Adam pursed his lips as he went over Roger’s telephone conversation in his head. Roger was a retired barrister's clerk and had been responsible for running the administration and business activities in barristers’ chambers. He and Adam had been friends for a long time, and although retired, Roger kept up to date with certain unsolved cases, which he was either interested in or had passed through the chambers he ran. It was an exercise he practised purely for his own interest, but occasionally, he shared certain facts with Adam.
As an ex-clerk, Roger was familiar with court procedures and etiquette, and he also developed an expertise in the type of law undertaken by his chambers. It was a demanding but rewarding role requiring a combination of commercial acumen, legal knowledge and strong interpersonal skills. Roger took on a high level of responsibility, including the coordination of workload, marketing and financial management within the practice.

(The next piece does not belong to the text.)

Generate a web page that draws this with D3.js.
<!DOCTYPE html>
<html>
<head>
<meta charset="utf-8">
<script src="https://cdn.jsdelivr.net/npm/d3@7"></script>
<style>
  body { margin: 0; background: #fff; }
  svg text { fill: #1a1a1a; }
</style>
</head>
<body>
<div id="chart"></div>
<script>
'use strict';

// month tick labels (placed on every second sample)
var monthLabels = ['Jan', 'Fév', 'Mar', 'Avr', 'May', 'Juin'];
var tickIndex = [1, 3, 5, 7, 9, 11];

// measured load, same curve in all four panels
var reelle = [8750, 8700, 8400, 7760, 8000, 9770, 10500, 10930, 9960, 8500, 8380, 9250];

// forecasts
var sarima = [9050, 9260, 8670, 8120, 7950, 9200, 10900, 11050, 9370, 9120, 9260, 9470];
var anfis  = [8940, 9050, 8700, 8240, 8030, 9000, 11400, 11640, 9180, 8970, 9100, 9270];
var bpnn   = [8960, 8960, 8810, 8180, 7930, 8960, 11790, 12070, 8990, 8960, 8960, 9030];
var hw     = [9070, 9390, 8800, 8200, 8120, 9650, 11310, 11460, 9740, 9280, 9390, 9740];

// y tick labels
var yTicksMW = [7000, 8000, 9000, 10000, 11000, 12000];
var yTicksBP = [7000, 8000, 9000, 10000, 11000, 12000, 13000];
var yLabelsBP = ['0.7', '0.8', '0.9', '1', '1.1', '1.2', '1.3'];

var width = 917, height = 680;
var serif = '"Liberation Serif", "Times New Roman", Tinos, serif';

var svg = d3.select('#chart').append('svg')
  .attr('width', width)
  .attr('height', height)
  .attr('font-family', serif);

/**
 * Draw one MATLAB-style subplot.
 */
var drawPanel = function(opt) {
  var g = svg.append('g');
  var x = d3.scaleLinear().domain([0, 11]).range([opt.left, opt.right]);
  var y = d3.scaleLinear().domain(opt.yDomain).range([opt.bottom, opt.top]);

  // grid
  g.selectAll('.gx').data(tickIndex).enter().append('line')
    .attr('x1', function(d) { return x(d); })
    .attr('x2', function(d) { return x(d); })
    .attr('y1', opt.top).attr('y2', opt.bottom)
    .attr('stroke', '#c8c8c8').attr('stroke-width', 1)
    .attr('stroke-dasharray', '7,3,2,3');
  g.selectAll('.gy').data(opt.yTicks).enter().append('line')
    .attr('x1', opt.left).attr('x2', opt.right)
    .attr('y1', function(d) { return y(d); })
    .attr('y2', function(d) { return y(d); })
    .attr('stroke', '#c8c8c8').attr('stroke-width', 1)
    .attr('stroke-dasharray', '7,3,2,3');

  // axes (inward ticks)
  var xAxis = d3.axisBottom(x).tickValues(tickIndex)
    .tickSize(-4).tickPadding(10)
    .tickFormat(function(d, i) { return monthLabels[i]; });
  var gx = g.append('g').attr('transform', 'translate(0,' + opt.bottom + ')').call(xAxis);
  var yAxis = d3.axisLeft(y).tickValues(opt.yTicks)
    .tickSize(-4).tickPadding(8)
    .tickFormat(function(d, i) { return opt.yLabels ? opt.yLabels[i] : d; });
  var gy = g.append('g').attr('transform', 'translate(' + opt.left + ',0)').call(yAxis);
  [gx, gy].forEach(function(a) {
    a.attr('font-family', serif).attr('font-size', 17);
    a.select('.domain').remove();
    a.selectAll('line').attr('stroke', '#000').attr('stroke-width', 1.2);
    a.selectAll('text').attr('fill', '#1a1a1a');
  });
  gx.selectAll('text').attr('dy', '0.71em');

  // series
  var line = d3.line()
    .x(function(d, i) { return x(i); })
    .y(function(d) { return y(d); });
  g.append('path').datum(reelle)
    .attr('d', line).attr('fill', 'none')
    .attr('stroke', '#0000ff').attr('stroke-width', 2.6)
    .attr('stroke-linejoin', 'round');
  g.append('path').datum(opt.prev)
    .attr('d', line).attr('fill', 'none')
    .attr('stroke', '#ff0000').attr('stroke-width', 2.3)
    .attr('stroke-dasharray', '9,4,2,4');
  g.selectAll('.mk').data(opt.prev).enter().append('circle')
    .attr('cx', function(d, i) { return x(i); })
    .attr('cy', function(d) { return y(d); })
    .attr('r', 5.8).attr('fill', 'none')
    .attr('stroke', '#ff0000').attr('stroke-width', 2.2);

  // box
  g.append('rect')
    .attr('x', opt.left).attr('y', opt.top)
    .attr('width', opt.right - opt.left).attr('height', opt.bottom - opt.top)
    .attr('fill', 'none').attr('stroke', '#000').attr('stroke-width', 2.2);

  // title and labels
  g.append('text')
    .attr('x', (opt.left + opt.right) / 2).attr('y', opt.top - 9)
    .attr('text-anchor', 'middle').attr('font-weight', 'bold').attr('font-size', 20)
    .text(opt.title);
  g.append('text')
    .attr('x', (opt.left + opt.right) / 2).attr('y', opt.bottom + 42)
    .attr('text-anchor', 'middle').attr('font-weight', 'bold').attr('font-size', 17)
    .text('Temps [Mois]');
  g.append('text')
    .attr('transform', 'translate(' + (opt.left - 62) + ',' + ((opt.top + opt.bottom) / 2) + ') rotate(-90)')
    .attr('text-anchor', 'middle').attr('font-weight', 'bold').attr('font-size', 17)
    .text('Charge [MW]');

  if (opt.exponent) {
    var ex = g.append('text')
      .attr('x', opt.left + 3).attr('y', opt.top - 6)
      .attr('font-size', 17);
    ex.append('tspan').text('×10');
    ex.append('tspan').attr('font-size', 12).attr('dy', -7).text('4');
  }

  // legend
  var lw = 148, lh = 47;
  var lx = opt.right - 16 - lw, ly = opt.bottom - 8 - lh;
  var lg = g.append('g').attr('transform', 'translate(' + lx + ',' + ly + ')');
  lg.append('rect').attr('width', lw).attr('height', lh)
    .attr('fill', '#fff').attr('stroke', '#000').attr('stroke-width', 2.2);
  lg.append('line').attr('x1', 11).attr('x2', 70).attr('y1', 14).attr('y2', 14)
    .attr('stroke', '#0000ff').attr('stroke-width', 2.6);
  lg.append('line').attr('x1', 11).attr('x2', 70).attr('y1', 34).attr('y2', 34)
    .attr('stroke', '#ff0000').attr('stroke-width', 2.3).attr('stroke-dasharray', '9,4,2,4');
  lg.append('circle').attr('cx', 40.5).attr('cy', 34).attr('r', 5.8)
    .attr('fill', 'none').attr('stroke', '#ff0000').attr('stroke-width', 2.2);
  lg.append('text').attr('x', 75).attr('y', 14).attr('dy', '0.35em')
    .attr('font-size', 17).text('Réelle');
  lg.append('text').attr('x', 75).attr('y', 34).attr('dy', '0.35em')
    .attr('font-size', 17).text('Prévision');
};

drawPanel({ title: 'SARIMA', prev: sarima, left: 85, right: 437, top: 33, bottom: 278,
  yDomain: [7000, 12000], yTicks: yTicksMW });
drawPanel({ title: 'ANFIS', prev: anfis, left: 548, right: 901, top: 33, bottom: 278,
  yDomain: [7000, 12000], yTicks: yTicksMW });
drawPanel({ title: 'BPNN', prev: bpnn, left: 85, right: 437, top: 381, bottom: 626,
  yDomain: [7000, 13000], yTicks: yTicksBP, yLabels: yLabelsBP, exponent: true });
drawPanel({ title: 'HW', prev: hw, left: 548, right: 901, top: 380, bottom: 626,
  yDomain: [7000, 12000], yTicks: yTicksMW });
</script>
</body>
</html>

As a result, he was very knowledgeable.
“I was going to ask whether you might like to come out and see for yourself. You said you wouldn’t be satisfied until justice was done and the case solved one way or another,” Roger had said.

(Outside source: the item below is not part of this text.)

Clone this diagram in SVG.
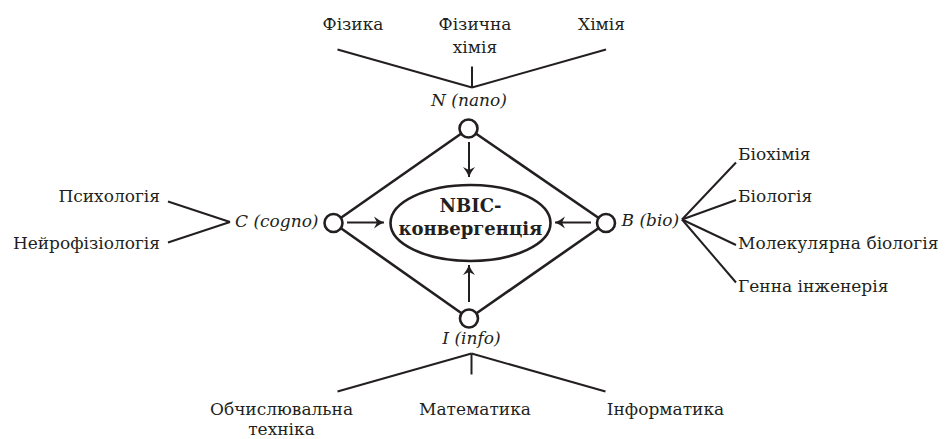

“Yes, but that doesn’t mean spy on the woman,” Adam protested. “What possible reason would I have?”
“No. I don’t mean that at all. But you said you wondered what had become of her. Now here she is, married and with
two more children
in tow. Would it surprise you to learn that she never goes anywhere? Never sees anyone?”

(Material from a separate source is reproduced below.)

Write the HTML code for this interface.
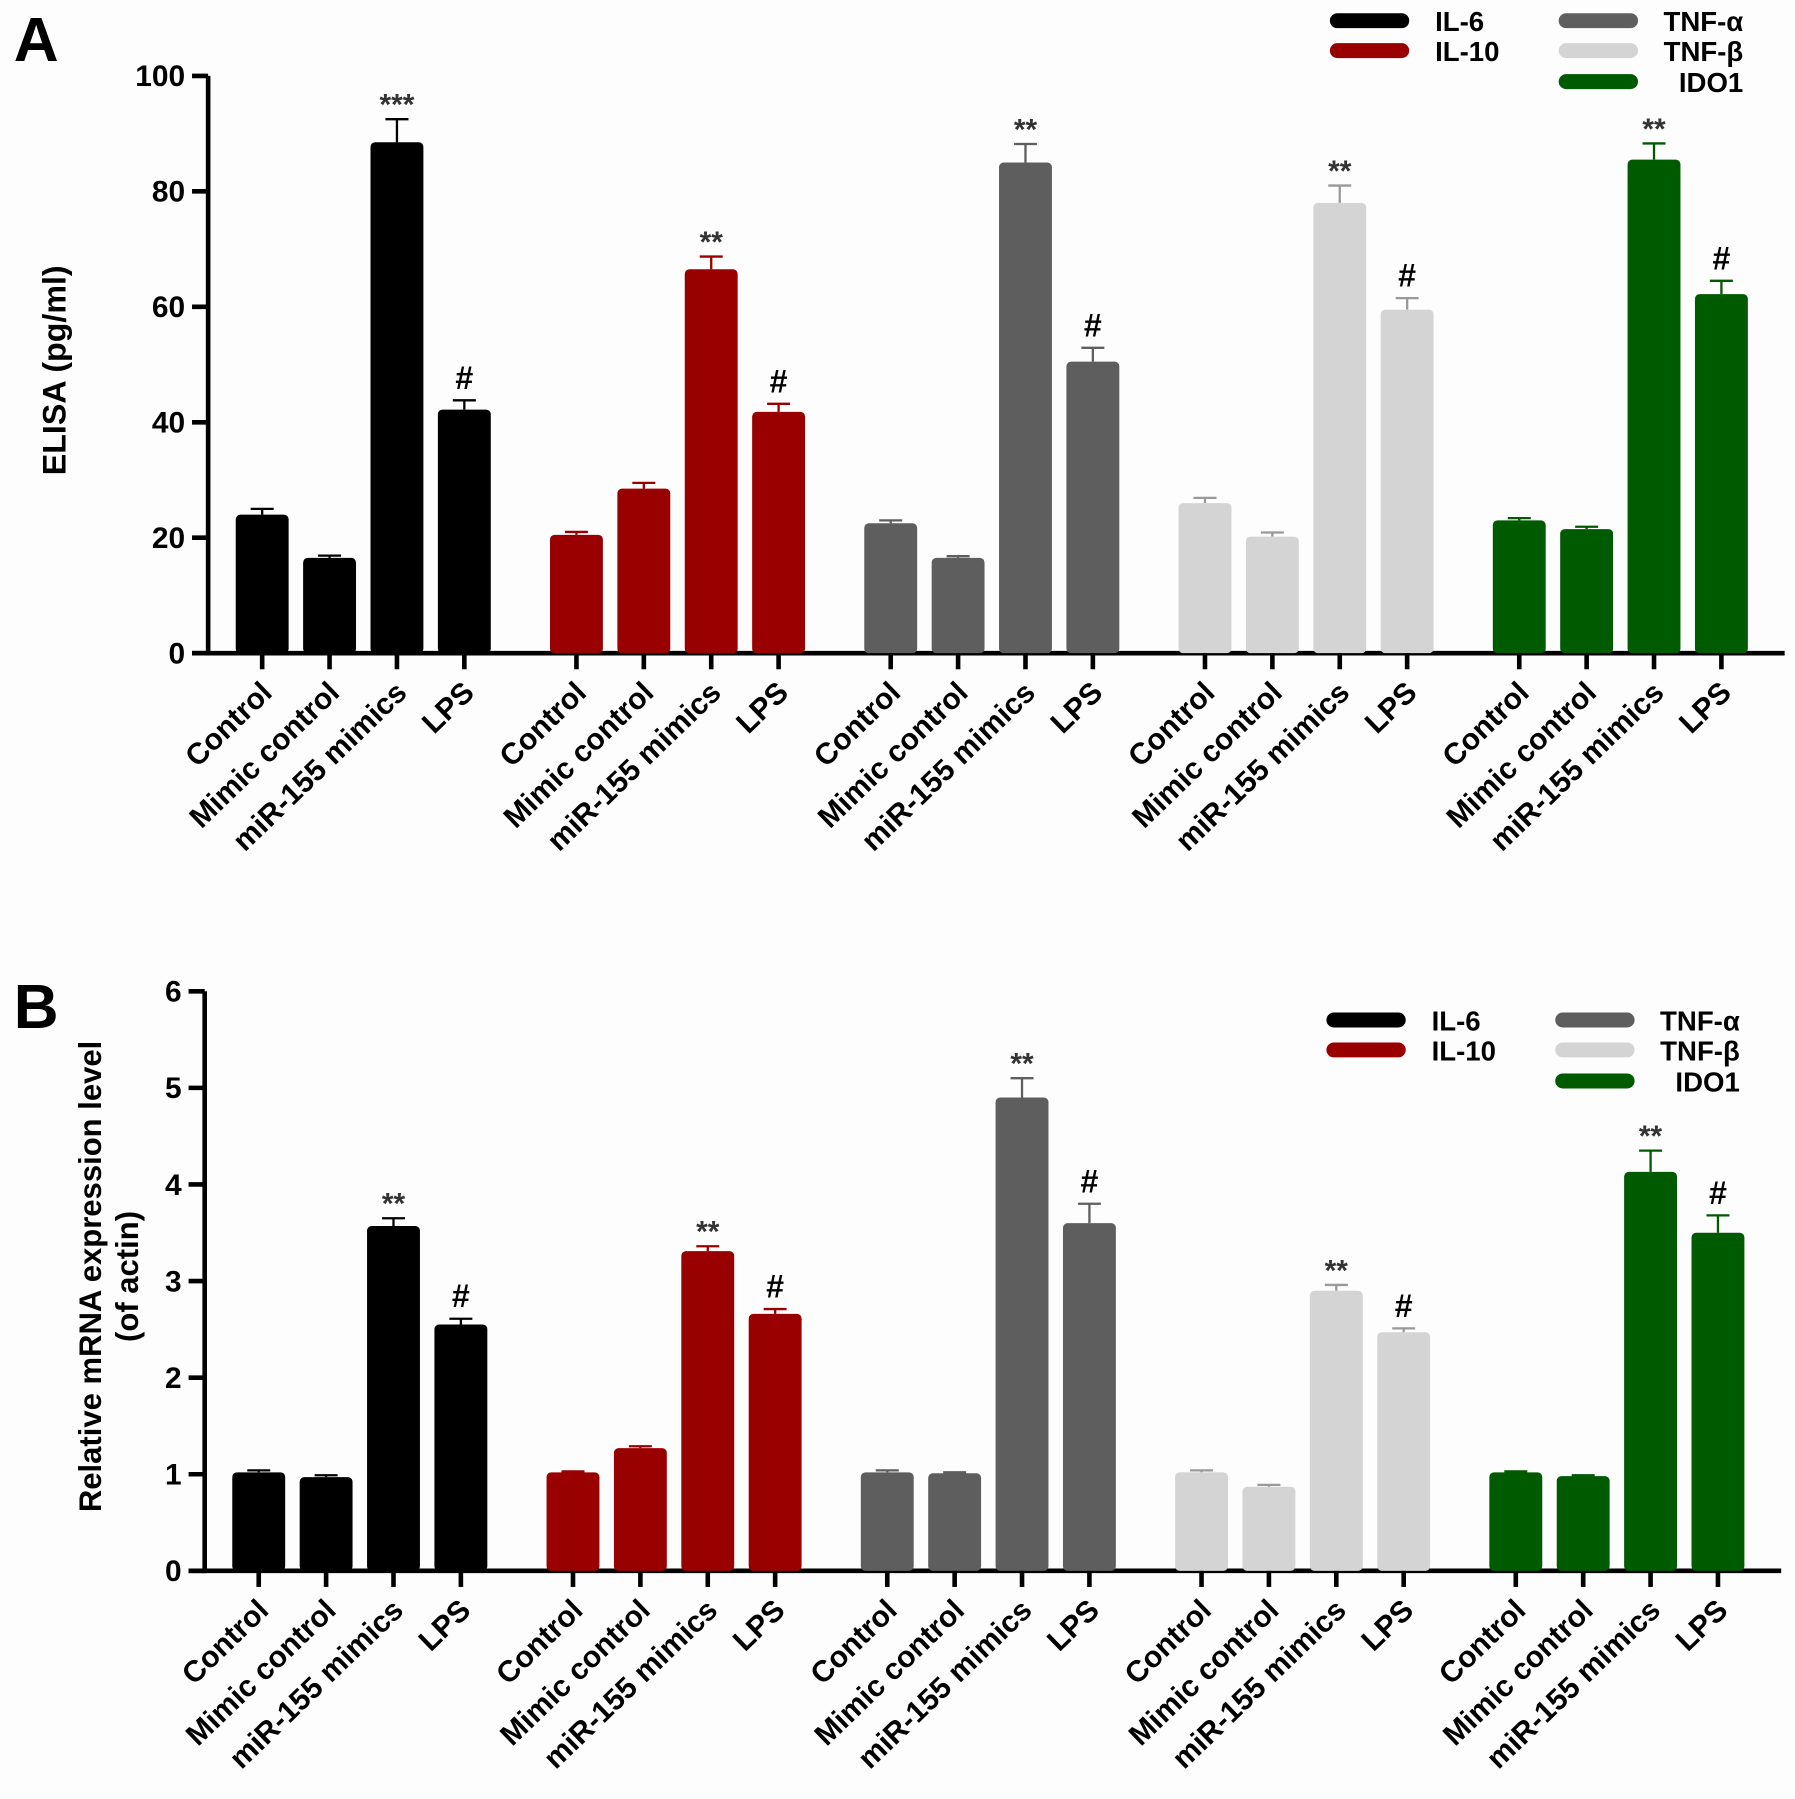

“Not really. If she was innocent as she said all along, then she may still be suffering from shock. Mixing with people who were against her wouldn’t help her mental state, and remember…almost everyone in the country thought she was guilty at first. Even if it hadn’t been for that bastard copper and his damning false evidence, we might still have found her guilty. But—” he stopped.
“But what?”
“You know I was never entirely convinced she did it.” He paused, remembering the thin, tired-looking woman and how withdrawn and detached she had been. Why so removed? Why had she come across as aloof and unemotional? Her manner had been almost like that of a sleep-walker. Was she guilty after all? “I wonder if she would speak to me if I showed up. I feel there were some questions we never asked. You say she’s remarried? I didn’t know that. There’s far too much paperwork to contend with nowadays and too little time to dwell on old cases, let alone take an active interest. Do you know what happened to her husband? I presume they divorced.”
“No, and that’s the tragedy of it. Not long after she was released and before she disappeared, her husband took himself off sailing. He owned a small sailing yacht which he kept on the south coast of England. Anyway, that day there was some rough weather, and a force-eight gale blew up in the English Channel. Brookes spoke to the coastguard before he left England saying he was heading for Cherbourg, but he never got there. Apparently, it’s thought his boat was swamped by large waves, and he went overboard, poor fellow. They found the boat in the middle of the channel, pretty beaten up and unusable, with no one on board. Not long after that, Yvonne took herself off and hasn’t been seen or heard of until now.”
Adam was shocked. “She must have been distraught with grief. First her kids murdered and then her husband drowned. He—I believe his name was Claude—he was so loyal to her after the kids’ deaths. He told me he never believed she could harm them. Poor girl…I wonder
what really happened. I don’t know how you do it, Roger. You’re so up to date. You must have a special antenna for such things.”